### Work to be completed
Find every line with the word "Apache". Copy those lines.

### Given data
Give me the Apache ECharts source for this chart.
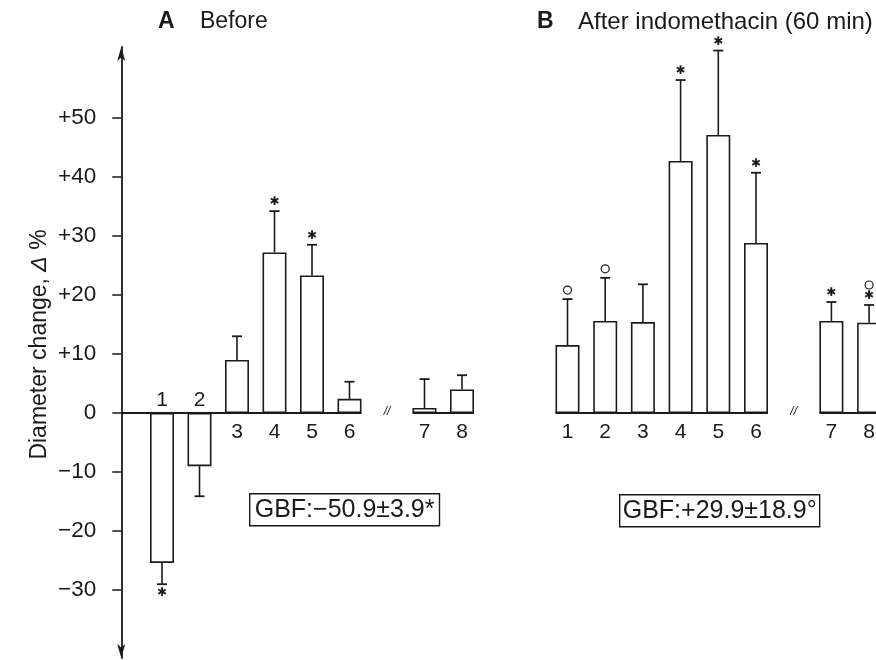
<!DOCTYPE html>
<html>
<head>
<meta charset="utf-8">
<script src="https://cdn.jsdelivr.net/npm/echarts@6/dist/echarts.min.js"></script>
<style>
  html, body { margin: 0; padding: 0; background: #fff; }
  #main { width: 876px; height: 660px; }
</style>
</head>
<body>
<div id="main"></div>
<script>
// data (diameter change, %)
var categories = ['1', '2', '3', '4', '5', '6', '', '7', '8'];
var breakIndex = 6;

var beforeMean = [-25.4, -9.0, 9.0, 27.2, 23.3, 2.4, null, 0.85, 4.0];
var beforeErr = [3.6, 5.1, 4.0, 7.0, 5.2, 2.9, null, 4.9, 2.4];
var beforeMarks = ['*', '', '', '*', '*', '', '', '', ''];

var afterMean = [11.5, 15.6, 15.4, 42.7, 47.1, 28.8, null, 15.6, 15.3];
var afterErr = [7.8, 7.3, 6.4, 13.7, 14.3, 11.9, null, 3.2, 3.0];
var afterMarks = ['o', 'o', '', '*', '*', '*', '', '*', '*o'];

var yTicks = [-30, -20, -10, 0, 10, 20, 30, 40, 50];

var gbfBefore = 'GBF:\u221250.9\u00b13.9*';
var gbfAfter = 'GBF:+29.9\u00b118.9\u00b0';

var FONT = 'Liberation Sans, Arial, Helvetica, sans-serif';
var INK = '#1a1a1a';
var BAR_W = 24;
var Y_MIN = -41.5, Y_MAX = 62;

var chart = echarts.init(document.getElementById('main'));

function errorData(mean, err) {
  var out = [];
  for (var i = 0; i < mean.length; i++) {
    if (mean[i] == null) continue;
    out.push([i, mean[i], err[i]]);
  }
  return out;
}

// error whiskers, significance marks and the bar numbers
function errorRender(marks) {
  return function (params, api) {
    var i = api.value(0), m = api.value(1), e = api.value(2);
    var dir = m < 0 ? -1 : 1;
    var top = api.coord([i, m]);
    var end = api.coord([i, m + dir * e]);
    var zero = api.coord([i, 0]);
    var kids = [
      { type: 'line', shape: { x1: top[0], y1: top[1], x2: end[0], y2: end[1] },
        style: { stroke: INK, lineWidth: 1.6 } },
      { type: 'line', shape: { x1: end[0] - 5, y1: end[1], x2: end[0] + 5, y2: end[1] },
        style: { stroke: INK, lineWidth: 1.8 } }
    ];
    var s = marks[i] || '';
    for (var k = 0; k < s.length; k++) {
      var y = end[1] - dir * (9 + 11 * k);
      if (s[k] === 'o') {
        kids.push({ type: 'circle', shape: { cx: end[0], cy: y, r: 4 },
          style: { fill: 'none', stroke: INK, lineWidth: 1.2 } });
      } else {
        kids.push({ type: 'text', style: { text: '\u2731', x: end[0], y: y,
          align: 'center', verticalAlign: 'middle', font: 'bold 12px DejaVu Sans', fill: INK } });
      }
    }
    // negative bars carry their number above the zero line
    kids.push({ type: 'text', style: { text: categories[i], x: zero[0], y: m < 0 ? zero[1] - 13 : zero[1] + 19,
      align: 'center', verticalAlign: 'middle', font: '21px ' + FONT, fill: INK } });
    return { type: 'group', children: kids };
  };
}

// the zero line under the bars, broken at the gap
function baseRender(params, api) {
  var a = api.coord([api.value(0), 0]);
  var b = api.coord([api.value(1), 0]);
  var x0 = api.value(2) ? params.coordSys.x - 22 : a[0] - BAR_W / 2;
  return { type: 'line', shape: { x1: x0, y1: a[1], x2: b[0] + BAR_W / 2, y2: a[1] },
    style: { stroke: INK, lineWidth: 1.8 } };
}

function breakRender(params, api) {
  var p = api.coord([api.value(0), 0]);
  return { type: 'text', style: { text: '//', x: p[0], y: p[1] - 1, align: 'center',
    verticalAlign: 'middle', font: 'italic 12px ' + FONT, fill: INK } };
}

function xAxisFor(idx) {
  return {
    type: 'category', gridIndex: idx, data: categories,
    axisLine: { show: false }, axisTick: { show: false }, axisLabel: { show: false }
  };
}

function sign(v) {
  if (v > 0) return '+' + v;
  if (v < 0) return '\u2212' + Math.abs(v);
  return '0';
}

var option = {
  backgroundColor: '#fff',
  animation: false,
  title: [
    { text: 'A', left: 158, top: 10, padding: 0, textStyle: { fontSize: 23, fontWeight: 'bold', fontFamily: FONT, color: INK } },
    { text: 'Before', left: 200, top: 10, padding: 0, textStyle: { fontSize: 23, fontWeight: 'normal', fontFamily: FONT, color: INK } },
    { text: 'B', left: 537, top: 10, padding: 0, textStyle: { fontSize: 23, fontWeight: 'bold', fontFamily: FONT, color: INK } },
    { text: 'After indomethacin (60 min)', left: 578, top: 10, padding: 0, textStyle: { fontSize: 24, fontWeight: 'normal', fontFamily: FONT, color: INK } }
  ],
  grid: [
    { left: 143.25, width: 337.5, top: 47, height: 611, outerBoundsMode: 'none', containLabel: false },
    { left: 548.65, width: 339.3, top: 47, height: 611, outerBoundsMode: 'none', containLabel: false }
  ],
  xAxis: [xAxisFor(0), xAxisFor(1)],
  yAxis: [
    {
      type: 'value', gridIndex: 0, min: Y_MIN, max: Y_MAX, offset: 22,
      name: 'Diameter change, {i|\u0394} %', nameLocation: 'middle', nameGap: 70,
      nameTextStyle: { fontSize: 23, fontFamily: FONT, color: INK, padding: [0, 0, 0, 16],
        rich: { i: { fontSize: 23, fontFamily: FONT, fontStyle: 'italic', color: INK } } },
      axisLine: { show: true, symbol: ['arrow', 'arrow'], symbolSize: [6, 14],
        lineStyle: { color: INK, width: 1.8 } },
      axisTick: { show: true, customValues: yTicks, length: 9, lineStyle: { color: INK, width: 1.5 } },
      axisLabel: { customValues: yTicks, margin: 25, fontSize: 22.5, fontFamily: FONT, color: INK, formatter: sign },
      splitLine: { show: false }
    },
    {
      type: 'value', gridIndex: 1, min: Y_MIN, max: Y_MAX, show: false, splitLine: { show: false }
    }
  ],
  series: [
    { type: 'custom', xAxisIndex: 0, yAxisIndex: 0, renderItem: baseRender, data: [[0, 5, 1], [7, 8, 0]], z: 5, silent: true },
    { type: 'custom', xAxisIndex: 1, yAxisIndex: 1, renderItem: baseRender, data: [[0, 5, 0], [7, 8, 0]], z: 5, silent: true },
    { type: 'custom', xAxisIndex: 0, yAxisIndex: 0, renderItem: breakRender, data: [[breakIndex, 0]], silent: true },
    { type: 'custom', xAxisIndex: 1, yAxisIndex: 1, renderItem: breakRender, data: [[breakIndex, 0]], silent: true },
    {
      type: 'bar', xAxisIndex: 0, yAxisIndex: 0, data: beforeMean, barWidth: BAR_W,
      itemStyle: { color: '#fff', borderColor: INK, borderWidth: 1.6 }, z: 3
    },
    {
      type: 'bar', xAxisIndex: 1, yAxisIndex: 1, data: afterMean, barWidth: BAR_W,
      itemStyle: { color: '#fff', borderColor: INK, borderWidth: 1.6 }, z: 3
    },
    { type: 'custom', xAxisIndex: 0, yAxisIndex: 0, renderItem: errorRender(beforeMarks),
      data: errorData(beforeMean, beforeErr), encode: { x: 0, y: 1 }, z: 4, silent: true },
    { type: 'custom', xAxisIndex: 1, yAxisIndex: 1, renderItem: errorRender(afterMarks),
      data: errorData(afterMean, afterErr), encode: { x: 0, y: 1 }, z: 4, silent: true }
  ],
  graphic: [
    { type: 'text', left: 249, top: 493, silent: true,
      style: { text: gbfBefore, font: '25px ' + FONT, fill: INK, borderColor: INK, borderWidth: 1.4, padding: [4, 5, 3, 5] } },
    { type: 'text', left: 619, top: 494, silent: true,
      style: { text: gbfAfter, font: '25px ' + FONT, fill: INK, borderColor: INK, borderWidth: 1.4, padding: [4, 3, 3, 3] } }
  ]
};

chart.setOption(option);
</script>
</body>
</html>
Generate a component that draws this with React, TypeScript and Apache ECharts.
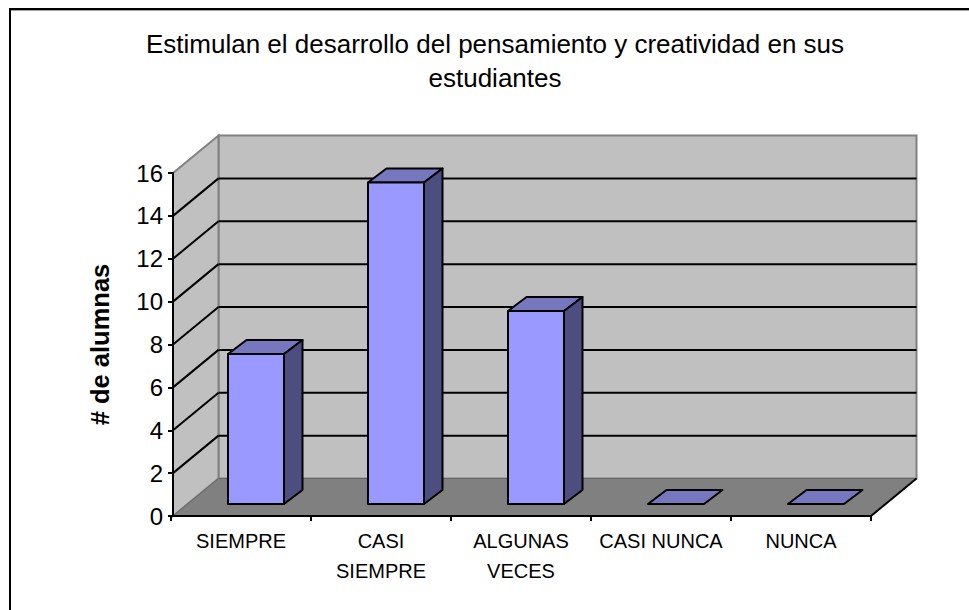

### Reply to the exercise
Give me the Apache ECharts source for this chart.
Generate a component that draws this with React, TypeScript and Apache ECharts.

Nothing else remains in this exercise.